Adaptive Genetic Algorithm-Aided Neural Network With Channel State Information Tensor Decomposition for Indoor Localization

Channel state information (CSI) can provide phase and amplitude of multichannel subcarrier to better describe signal propagation characteristics. Therefore, CSI has become one of the most commonly used features in indoor Wi-Fi localization. In addition, compared to the CSI geometric localization method, the CSI fingerprint localization method has the advantages of easy implementation and high accuracy. However, as the scale of the fingerprint database increases, the training cost and processing complexity of CSI fingerprints will also greatly increase.
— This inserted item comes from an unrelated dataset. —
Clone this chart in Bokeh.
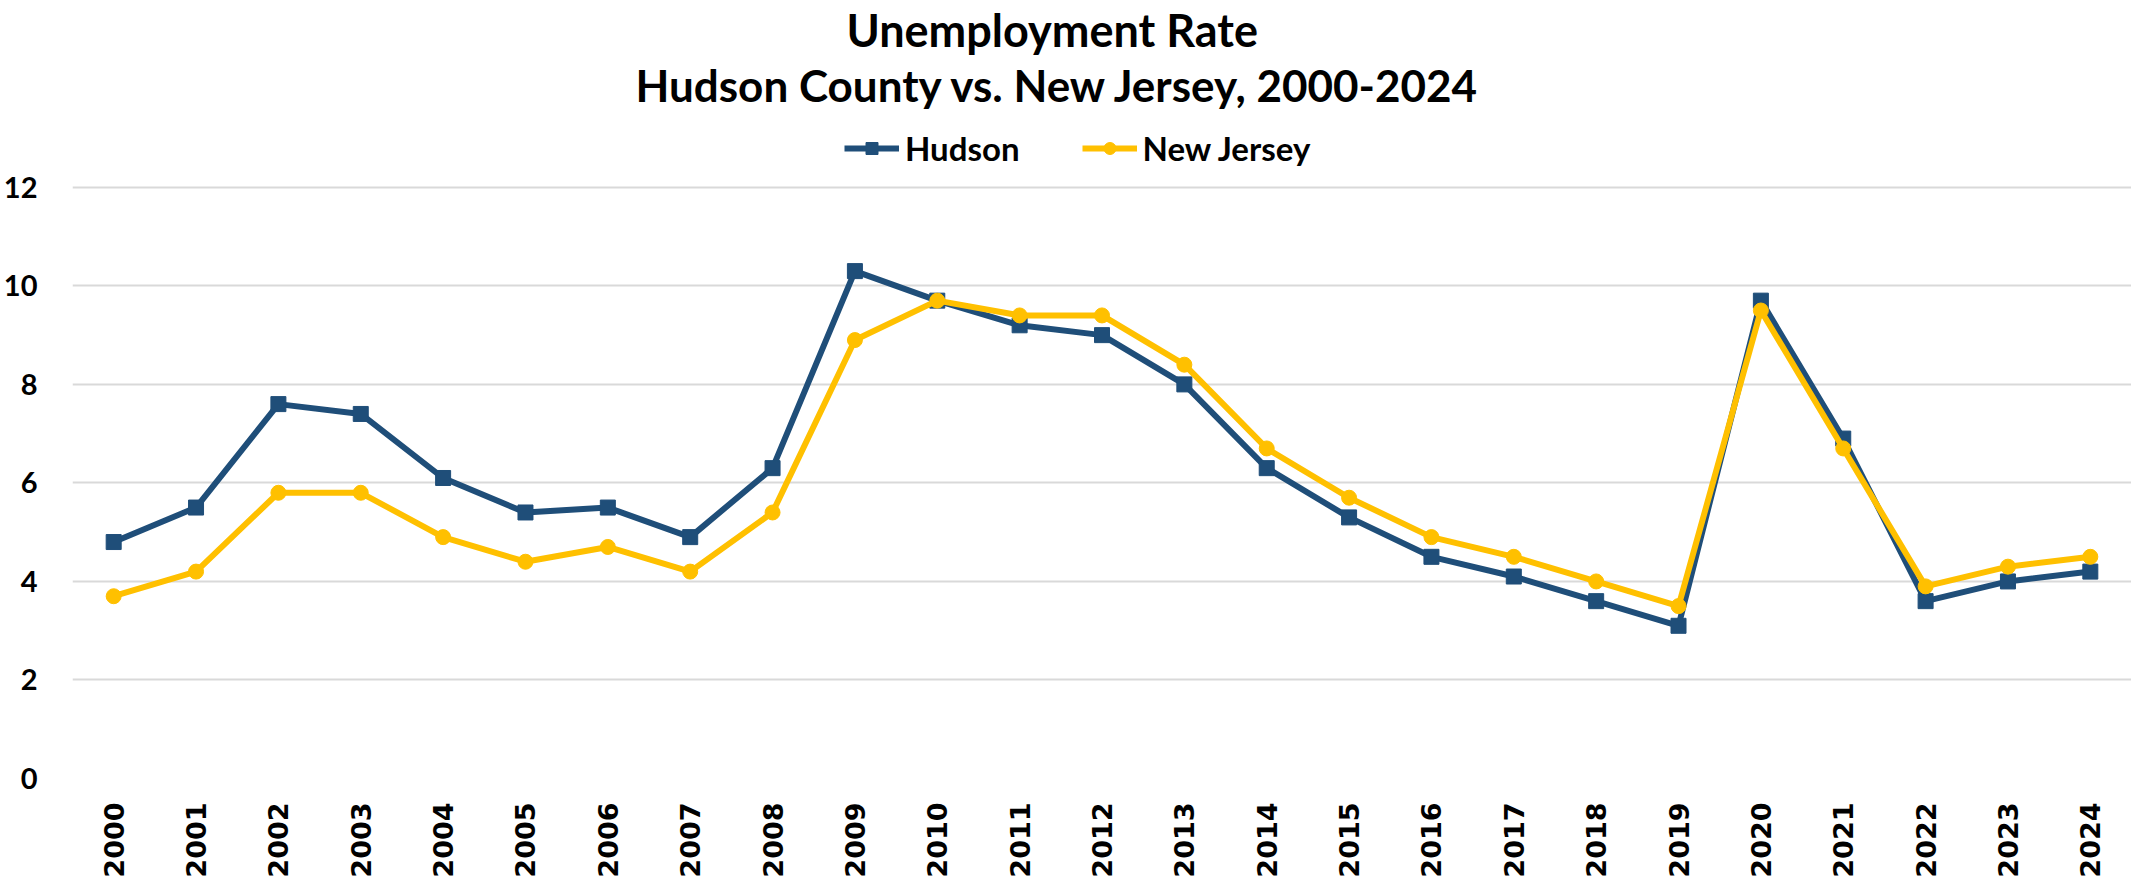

Based on this, this article proposes to combine backpropagation neural network (BPNN) and adaptive genetic algorithm (AGA) with CSI tensor decomposition for indoor Wi-Fi fingerprint localization. Specifically, the tensor decomposition algorithm based on the parallel factor (PARAFAC) analysis model and the alternate least squares (ALSs) iterative algorithm are combined to reduce the interference of the environment. Then, we use the tensor wavelet decomposition algorithm for feature extraction and obtain the CSI fingerprint. Finally, in order to find the optimal weights and thresholds and then obtain the estimated location coordinates, we introduce an AGA to optimize BPNN. The experimental results show that the proposed algorithm has high localization accuracy, while improving the data processing ability and fitting the nonlinear relationship between CSI location fingerprints and location coordinates.